Second, the peace forged here is what Augustine would call a pax temporalis — a temporal peace, good as far as it goes, but not the true peace (pax vera) that is the fruit of justice and charity ordered toward God (City of God XIX.13). Antiochus's oath is sworn under political compulsion, not moral conversion. Catholic social teaching, following Augustine and Aquinas, insists that durable peace requires more than the cessation of hostilities; it requires the ordering of wills to the common good and ultimately to God (CCC 2304–2306; Gaudium et Spes 78).
Third, the figure of Lysias as a skilled rhetorician raises a perennial question in Catholic moral theology about the use of persuasion. St. Thomas Aquinas distinguishes legitimate persuasion (moving the will through true reasons) from manipulation (Summa Theologiae II-II, q. 111). Lysias's motives are mixed, but his action averts violence — a reminder that Providence can work through imperfect instruments.
Finally, the sworn acknowledgment of Jewish rights anticipates Catholic teaching on religious liberty and the dignity of conscience (Dignitatis Humanae 2–3): even a pagan king, under pressure, recognizes that coerced worship is incoherent and counterproductive.

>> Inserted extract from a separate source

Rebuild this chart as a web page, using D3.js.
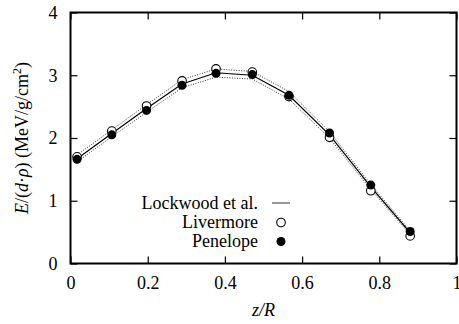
<!DOCTYPE html>
<html>
<head>
<meta charset="utf-8">
<script src="https://cdn.jsdelivr.net/npm/d3@7"></script>
<style>
  body { margin: 0; background: #fff; }
</style>
</head>
<body>
<div class="canvas"></div>
<script>
// data
const zR = [0.017, 0.107, 0.197, 0.289, 0.377, 0.471, 0.566, 0.671, 0.778, 0.880];
const lockwood = [1.67, 2.07, 2.47, 2.86, 3.04, 3.00, 2.68, 2.05, 1.22, 0.49];
const lockwoodHigh = [1.73, 2.13, 2.53, 2.93, 3.10, 3.06, 2.74, 2.10, 1.26, 0.52];
const lockwoodLow = [1.62, 2.02, 2.41, 2.80, 2.97, 2.94, 2.62, 2.00, 1.18, 0.46];
const livermore = [1.70, 2.11, 2.51, 2.91, 3.10, 3.05, 2.66, 2.01, 1.16, 0.44];
const penelope = [1.66, 2.05, 2.44, 2.84, 3.03, 3.01, 2.68, 2.08, 1.25, 0.51];
const xTicks = [0, 0.2, 0.4, 0.6, 0.8, 1];
const yTicks = [0, 1, 2, 3, 4];
const legendNames = ['Lockwood et al.', 'Livermore', 'Penelope'];

const serif = '"Liberation Serif", serif';
const dimension = { width: 459, height: 324 };
const plot = { left: 70.5, right: 456.5, top: 12.5, bottom: 263.5 };

const svg = d3
  .select('.canvas')
  .append('svg')
  .attr('width', dimension.width)
  .attr('height', dimension.height)
  .style('font-family', serif);

const x = d3.scaleLinear().domain([0, 1]).range([plot.left, plot.right]);
const y = d3.scaleLinear().domain([0, 4]).range([plot.bottom, plot.top]);

const tickLen = 7;

// axes with inward ticks, mirrored on top / right
const fmt = d => (d === 0 || d === 1 ? d3.format('d')(d) : d3.format('.1f')(d));

const xAxis = svg
  .append('g')
  .attr('transform', `translate(0, ${plot.bottom})`)
  .call(d3.axisBottom(x).tickValues(xTicks).tickFormat(fmt).tickSizeInner(-tickLen).tickSizeOuter(0).tickPadding(13));
const xTop = svg
  .append('g')
  .attr('transform', `translate(0, ${plot.top})`)
  .call(d3.axisTop(x).tickValues(xTicks).tickFormat('').tickSizeInner(-tickLen).tickSizeOuter(0));
const yAxis = svg
  .append('g')
  .attr('transform', `translate(${plot.left}, 0)`)
  .call(d3.axisLeft(y).tickValues(yTicks).tickFormat(d3.format('d')).tickSizeInner(-tickLen).tickSizeOuter(0).tickPadding(13));
const yRight = svg
  .append('g')
  .attr('transform', `translate(${plot.right}, 0)`)
  .call(d3.axisRight(y).tickValues(yTicks).tickFormat('').tickSizeInner(-tickLen).tickSizeOuter(0));

[xAxis, xTop, yAxis, yRight].forEach(a => {
  a.attr('font-family', null).attr('font-size', null);
  a.select('.domain').remove();
  a.selectAll('line').attr('stroke', '#000').attr('stroke-width', 1.2);
  a.selectAll('text').style('font-family', serif).style('font-size', '18px');
});

// frame
svg
  .append('rect')
  .attr('x', plot.left)
  .attr('y', plot.top)
  .attr('width', plot.right - plot.left)
  .attr('height', plot.bottom - plot.top)
  .attr('fill', 'none')
  .attr('stroke', '#000')
  .attr('stroke-width', 2);

// lines
const line = d3
  .line()
  .x(d => x(d[0]))
  .y(d => y(d[1]));

const pairs = arr => zR.map((z, i) => [z, arr[i]]);

svg
  .append('path')
  .attr('d', line(pairs(lockwoodHigh)))
  .attr('fill', 'none')
  .attr('stroke', '#333')
  .attr('stroke-width', 1)
  .attr('stroke-dasharray', '1,1.5');
svg
  .append('path')
  .attr('d', line(pairs(lockwoodLow)))
  .attr('fill', 'none')
  .attr('stroke', '#333')
  .attr('stroke-width', 1)
  .attr('stroke-dasharray', '1,1.5');
svg
  .append('path')
  .attr('d', line(pairs(lockwood)))
  .attr('fill', 'none')
  .attr('stroke', '#000')
  .attr('stroke-width', 1.2);

// markers
svg
  .append('g')
  .selectAll('circle')
  .data(pairs(livermore))
  .enter()
  .append('circle')
  .attr('cx', d => x(d[0]))
  .attr('cy', d => y(d[1]))
  .attr('r', 4.3)
  .attr('fill', '#fff')
  .attr('stroke', '#000')
  .attr('stroke-width', 1.1);

svg
  .append('g')
  .selectAll('circle')
  .data(pairs(penelope))
  .enter()
  .append('circle')
  .attr('cx', d => x(d[0]))
  .attr('cy', d => y(d[1]))
  .attr('r', 4.5)
  .attr('fill', '#000');

// legend
const legend = svg.append('g');
const legendY = [203, 222.5, 241.5];
legend
  .selectAll('text')
  .data(legendNames)
  .enter()
  .append('text')
  .attr('x', 258)
  .attr('y', (d, i) => legendY[i])
  .attr('dy', '0.33em')
  .attr('text-anchor', 'end')
  .style('font-family', serif)
  .style('font-size', '18px')
  .text(d => d);
legend
  .append('line')
  .attr('x1', 272)
  .attr('x2', 290)
  .attr('y1', legendY[0])
  .attr('y2', legendY[0])
  .attr('stroke', '#555')
  .attr('stroke-width', 1.2);
legend
  .append('circle')
  .attr('cx', 281)
  .attr('cy', legendY[1])
  .attr('r', 4.3)
  .attr('fill', '#fff')
  .attr('stroke', '#000')
  .attr('stroke-width', 1.1);
legend
  .append('circle')
  .attr('cx', 281)
  .attr('cy', legendY[2])
  .attr('r', 4.5)
  .attr('fill', '#000');

// axis titles
svg
  .append('text')
  .attr('x', (plot.left + plot.right) / 2)
  .attr('y', 316)
  .attr('text-anchor', 'middle')
  .style('font-family', serif)
  .style('font-size', '18px')
  .style('font-style', 'italic')
  .text('z/R');

const yTitle = svg
  .append('text')
  .attr('transform', `translate(28, ${(plot.top + plot.bottom) / 2}) rotate(-90)`)
  .attr('text-anchor', 'middle')
  .style('font-family', serif)
  .style('font-size', '18px');
yTitle.append('tspan').style('font-style', 'italic').text('E');
yTitle.append('tspan').text('/(');
yTitle.append('tspan').style('font-style', 'italic').text('d');
yTitle.append('tspan').text('\u00b7');
yTitle.append('tspan').style('font-style', 'italic').text('\u03c1');
yTitle.append('tspan').text(') (MeV/g/cm');
yTitle.append('tspan').style('font-size', '12px').attr('dy', -7).text('2');
yTitle.append('tspan').attr('dy', 7).text(')');
</script>
</body>
</html>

For contemporary Catholics, this passage speaks with pointed clarity to the experience of living in societies where religious freedom is contingent, politically negotiated, and perpetually contested — never simply guaranteed. Like the men of Ptolemais whose hostility persisted beneath the treaty's surface, cultural antipathy to the faith does not disappear when legal protections are in place. The passage warns against complacency when rights are formally acknowledged: vigilance, community solidarity, and continued witness are still required.
More personally, the contrast between Antiochus's pragmatic reversal and genuine conversion invites an examination of conscience: Do I pursue peace with God and neighbor only when circumstances compel me, or from the deeper freedom of a will ordered to the good? The cascade of verbs describing the king's concessions — all external, none interior — is a mirror for the kind of half-hearted religious observance that goes through the motions without the heart's transformation. True Catholic peace-making, by contrast, flows from conversion, not calculation. Lysias's example also offers a more modest lesson: legitimate diplomacy, careful speech, and the willingness to defend an agreement that protects the vulnerable are genuinely valuable — even heroic — forms of civic service.
Typological and Spiritual Senses On the allegorical level, the sanctuary's survival despite the most powerful empire of the age points forward to the indestructibility of the Church. The king's compelled reverence for "the place" (ton topon) — a term the author uses with deliberate weight — anticipates the theological conviction that God's dwelling cannot ultimately be profaned. On the moral level, the passage is a meditation on the difference between true peace (pax vera) rooted in justice and truth, and merely instrumental truces. Lysias's persuasion of the Ptolemaisians, however technically successful, does not convert hearts; it manages a situation.